Across the United States, higher education is contracting. Since 2010, colleges and universities have lost more than two million students. The long-anticipated enrollment cliff, a steep decline in traditional college-aged students driven by demographic shifts, is now here. And it is reshaping the academic landscape.
At the same time, structural deficits are mounting. Public institutions and systems such as the one where I serve are tuition-dependent, under-resourced, and increasingly vulnerable. Unsustainable funding models where the majority of revenue comes from student tuition and fees, places an extraordinary cost burden on students. In response, universities across the country are taking drastic action, eliminating departments, laying off contingent faculty, and merging programs.
As a sociologist, I can turn to C. Wright Mills’s concept of the sociological imagination to understand the intersection of private troubles (biography) and public issues (social structure). This framework allows me to ask:
- Who benefits?
- Who bears the costs?
- How do institutions function under pressure?
This lens helps me lead with transparency and empathy, especially when making decisions under constrained circumstances.
As a provost, I understand that higher education must adapt to the environment. Attacks on academic freedom, increased pressure to prove the return on investment of a college degree, and the widespread misunderstanding of the values of the liberal arts are reshaping institutional priorities. And the liberal arts, in particular, are bearing the brunt of the cuts.
The liberal arts have been hit particularly hard. Lasell University in Massachusetts eliminated five majors, including English and history, to address its enrollment drops. St. Cloud State in Minnesota cut 42 degree programs and 50 minors, including music, as enrollment fell by more than 40 percent in a decade.
These challenges are compounded by ideological attacks on the social sciences. Early in 2024, Florida lawmakers removed introduction to sociology from the state’s general education curriculum—part of a broader effort to restrict what can be taught about race, gender, and systemic inequality. Federal research funding is being politicized. Grants distributed by the National Institutes of Health and the National Science Foundation have been abruptly canceled or frozen mid-cycle.
From a conflict theory perspective, these patterns are not surprising. Sociology is often among the first disciplines to face cuts—not because it is less valuable, but because it is less legible to policymakers and budget officers focused narrowly on workforce pipelines and revenue generation.
The Day I Announced the Deactivation of Sociology
It is in the environment of the Provost Office, I, a certified applied sociologist, made the hardest call of my professional life: recommending the deactivation of our undergraduate sociology program.

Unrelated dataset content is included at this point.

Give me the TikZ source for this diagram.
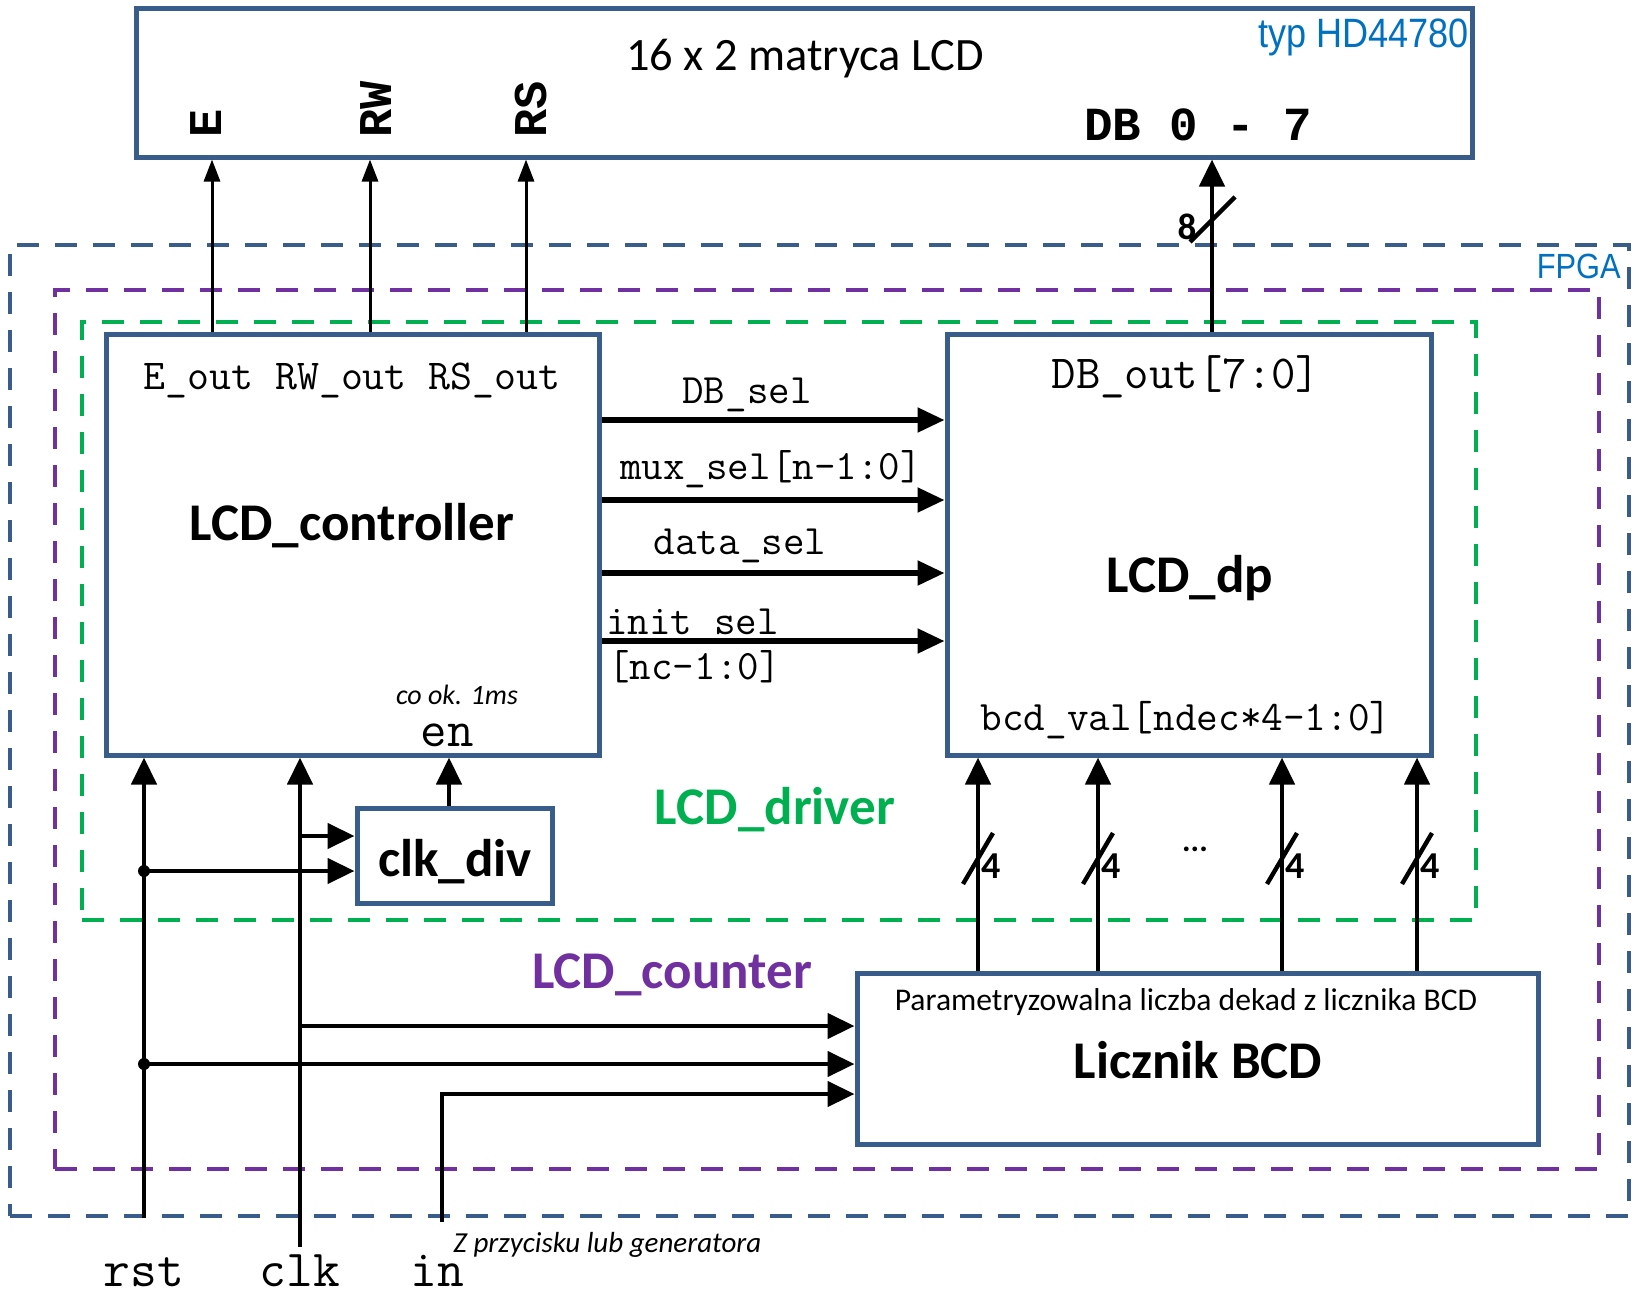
\documentclass[tikz,border=0pt]{standalone}
\usepackage{fontspec}
\setmainfont{Carlito}
\newcommand\monof{\ttfamily}
\newfontfamily\monob{Liberation Mono}
\newfontfamily\arialn[FakeStretch=0.88]{Liberation Sans}
\usetikzlibrary{arrows.meta,fit}
\definecolor{boxc}{RGB}{56,93,138}
\definecolor{txtblue}{RGB}{0,112,192}
\definecolor{drvgreen}{RGB}{0,176,80}
\definecolor{cntpurple}{RGB}{112,48,160}
\newcommand\fsz[1]{\fontsize{#1}{#1}\selectfont}
\begin{document}
\begin{tikzpicture}[x=0.5pt,y=-0.5pt,
  every node/.style={inner sep=0pt},
  box/.style={draw=boxc,line width=2.5pt,fill=white,inner sep=0pt},
  region/.style={line width=2pt,dash pattern=on 11pt off 8pt,inner sep=0pt},
  pin/.style={line width=1.5pt,-{Triangle[length=11pt,width=8pt]}},
  sig/.style={line width=2.2pt,-{Triangle[length=13.5pt,width=12.5pt]}},
  bus/.style={line width=2.6pt,-{Triangle[length=13.5pt,width=12pt]}},
  slash/.style={line width=2.2pt},
  mono/.style={font=\monof\fsz{20.9}},
  ttl/.style={font=\bfseries\fsz{26.5}},
  dlab/.style={font=\bfseries\fsz{19},anchor=west},
  pinlab/.style={rotate=90,anchor=west,font=\monob\bfseries\fsz{23.5}}
]
\useasboundingbox (0,0) rectangle (1639,1296);
\fill[white] (0,0) rectangle (1639,1296);

% regions
\node[region,draw=boxc,fit={(10,245) (1629,1216)}] (fpga) {};
\node[region,draw=cntpurple,fit={(55,290) (1599,1169)}] (cnt) {};
\node[region,draw=drvgreen,fit={(82,322) (1476,920)}] (drv) {};

% boxes
\node[box,fit={(136,8) (1472,157)}] (lcd) {};
\node[box,fit={(106,334) (599,755)}] (ctrl) {};
\node[box,fit={(947,334) (1431,755)}] (dp) {};
\node[box,fit={(357,808) (552,903)}] (clkdiv) {};
\node[box,fit={(857,973) (1538,1144)}] (bcd) {};

% coordinates
\coordinate (xE) at (212,0);
\coordinate (xRW) at (370,0);
\coordinate (xRS) at (526,0);
\coordinate (xDB) at (1212,0);
\coordinate (xEn) at (449,0);
\coordinate (yDBs) at (0,420);
\coordinate (yMux) at (0,500);
\coordinate (yData) at (0,573);
\coordinate (yInit) at (0,641);
\coordinate (rstEnd) at (144,1218);
\coordinate (clkEnd) at (300,1247);
\coordinate (inEnd) at (442,1222);
\coordinate (clkA) at (300,836);
\coordinate (rstA) at (144,871);
\coordinate (clkB) at (300,1026);
\coordinate (rstB) at (144,1064);
\coordinate (inB) at (442,1094);

% connectors to LCD
\draw[pin] (ctrl.north -| xE) -- (lcd.south -| xE);
\draw[pin] (ctrl.north -| xRW) -- (lcd.south -| xRW);
\draw[pin] (ctrl.north -| xRS) -- (lcd.south -| xRS);
\draw[sig] (dp.north -| xDB) -- (lcd.south -| xDB);
\draw[slash] (1190,242) -- (1235,197);

% controller -> dp
\draw[bus] (ctrl.east |- yDBs) -- (dp.west |- yDBs);
\draw[bus] (ctrl.east |- yMux) -- (dp.west |- yMux);
\draw[bus] (ctrl.east |- yData) -- (dp.west |- yData);
\draw[bus] (ctrl.east |- yInit) -- (dp.west |- yInit);

% rst / clk / in
\draw[sig] (rstEnd) -- (ctrl.south -| rstEnd);
\draw[sig] (clkEnd) -- (ctrl.south -| clkEnd);
\draw[sig] (clkdiv.north -| xEn) -- (ctrl.south -| xEn);
\draw[sig] (clkA) -- (clkdiv.west |- clkA);
\draw[sig] (rstA) -- (clkdiv.west |- rstA);
\draw[sig] (clkB) -- (bcd.west |- clkB);
\draw[sig] (rstB) -- (bcd.west |- rstB);
\draw[sig] (inEnd) -- (inB) -- (bcd.west |- inB);
\fill (rstA) circle[radius=3pt];
\fill (rstB) circle[radius=3pt];

% bcd -> dp
\foreach \x in {978,1098,1282,1417}{
  \coordinate (d\x) at (\x,0);
  \draw[sig] (bcd.north -| d\x) -- (dp.south -| d\x);
  \draw[slash] (\x-15,884) -- (\x+15,833);
  \node[dlab] (four\x) at (\x+3,866) {4};
}

% texts
\node[anchor=base,font=\fsz{23.2}] (tlcd) at (805,70) {16 x 2 matryca LCD};
\node[anchor=base east,font=\arialn\fsz{20.5},text=txtblue] (ttyp) at (1469,47) {typ HD44780};
\node[anchor=base east,font=\arialn\fsz{17.5},text=txtblue] (tfpga) at (1621,278) {FPGA};
\node[pinlab] (tE) at (206,138) {E};
\node[pinlab] (tRW) at (376,138) {RW};
\node[pinlab] (tRS) at (531,138) {RS};
\node[anchor=base west,font=\monob\bfseries\fsz{23.75}] (tDB) at (1084,140) {DB 0 - 7};
\node[font=\bfseries\fsz{18.5}] (t8) at (1187,227) {8};

\node[anchor=base,font=\monof\fsz{21.3}] (touts) at (352,389) {E\_out RW\_out RS\_out};
\node[anchor=base,ttl] (tctrl) at (352,540) {LCD\_controller};
\node[anchor=base,font=\itshape\fsz{14}] (tco) at (457,704) {co ok. 1ms};
\node[anchor=base,font=\monof\fsz{25.7}] (ten) at (447,746) {en};

\node[anchor=base,mono] (tdbsel) at (747,403) {DB\_sel};
\node[anchor=base,mono] (tmux) at (771,479) {mux\_sel[n-1:0]};
\node[anchor=base,mono] (tdata) at (740,554) {data\_sel};
\node[anchor=base west,mono] (tinit) at (606,634) {init\_sel};
\node[anchor=base west,mono] (tnc) at (608,679) {[nc-1:0]};

\node[anchor=base,font=\monof\fsz{23.7}] (tdbout) at (1186,388) {DB\_out[7:0]};
\node[anchor=base,ttl] (tdp) at (1190,592) {LCD\_dp};
\node[anchor=base,font=\monof\fsz{21}] (tbcdv) at (1186,730) {bcd\_val[ndec*4-1:0]};

\node[anchor=base,ttl] (tclkdiv) at (455,876) {clk\_div};
\node[anchor=base,ttl,text=drvgreen] (tdrv) at (775,824) {LCD\_driver};
\node[anchor=base,ttl,text=cntpurple] (tcnt) at (672,988) {LCD\_counter};
\node[anchor=base,font=\fsz{15.8}] (tpar) at (1186,1010) {Parametryzowalna liczba dekad z licznika BCD};
\node[anchor=base,ttl] (tbcd) at (1198,1078) {Licznik BCD};
\node[font=\bfseries\fsz{16}] (tdots) at (1195,849) {...};

\node[anchor=base,font=\monof\fsz{26}] (trst) at (144,1286) {rst};
\node[anchor=base,font=\monof\fsz{26}] (tclk) at (300,1286) {clk};
\node[anchor=base,font=\monof\fsz{26}] (tin) at (437,1286) {in};
\node[anchor=base west,font=\itshape\fsz{14.5}] (tz) at (453,1252) {Z przycisku lub generatora};
\end{tikzpicture}
\end{document}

Deactivation does not mean immediate elimination. It means no new students will be admitted, and once the current cohort graduates, the program may sunset if the program is not revised and refreshed. Technically, the department still exists. This distinction provides little comfort.
And yet, as a provost, I must look at the broader institutional picture: declining enrollment numbers in the major, rising instructional costs, viability of the program, and a structural deficit that cannot be ignored. The need to remind sociology colleagues that institutions are not static was heartbreaking. Higher education must adapt to external and internal pressures to survive.
Today’s Students Are Changing—And So Should Our Models
Contrary to public perception, the typical student is no longer an eighteen-year-old living on campus. Increasingly, they are returning adults, parents, veterans, and part-time learners. Many work full time while pursuing degrees. And when students experience academic departments being merged and course offerings reduced, students and faculty interpret those changes in deeply personal ways: Is this degree worth it? Will I finish? Will I have a job?
Flexibility, affordability, and relevance are necessary. As a provost, I must balance institutional sustainability with student success. This means ensuring that academic programs are viable, relevant, and responsive in delivery. It means supporting the kind of knowledge that helps students make sense of the world. Considering how programs are delivered and how students are prioritized are a must during changing structures. Online instruction, alternative pathways, and micro-credentials are avenues that educators should consider.
Why We Need Sociologists in Decision-Making Roles
The irony is not lost on me: I helped deactivate the very program that trained me to critique systems such as the one I now help lead. This is why we need more sociologists in upper administration and leadership roles.
Sociologists understand that institutions are not neutral. They reflect historical inequalities, fiscal constraints, and shifting public narratives. As a provost, I approach budgets like I once approached field notes—attuned to patterns, contradictions, and structural blind spots. Sociological tools help me ask the right questions, even when there are no easy answers, and guide me as I strive to lead with integrity and transparency, even in times of scarcity.
Reinvention, Not Retreat—The Work Continues
I am not giving up on sociology. I am exploring how to embed sociological thinking into other programs and how to extend sociology’s public relevance through community engagement and applied research. This is a time of contradiction but also a time of reinvention. Academic leaders must adapt without abandoning our core values.
Sociology still shapes me: how I lead, the questions I ask, and the future I am tasked to build. This future includes students, especially those from underrepresented backgrounds, who can still find purpose, clarity, and justice in higher education.
Sociology does not eliminate hard decisions. It equips provosts with the ability to face them with humility, honesty, and care. Now more than ever, we need higher education leaders who understand systems, who can hold complexity without collapsing under it, and who are willing to imagine and work toward what comes next.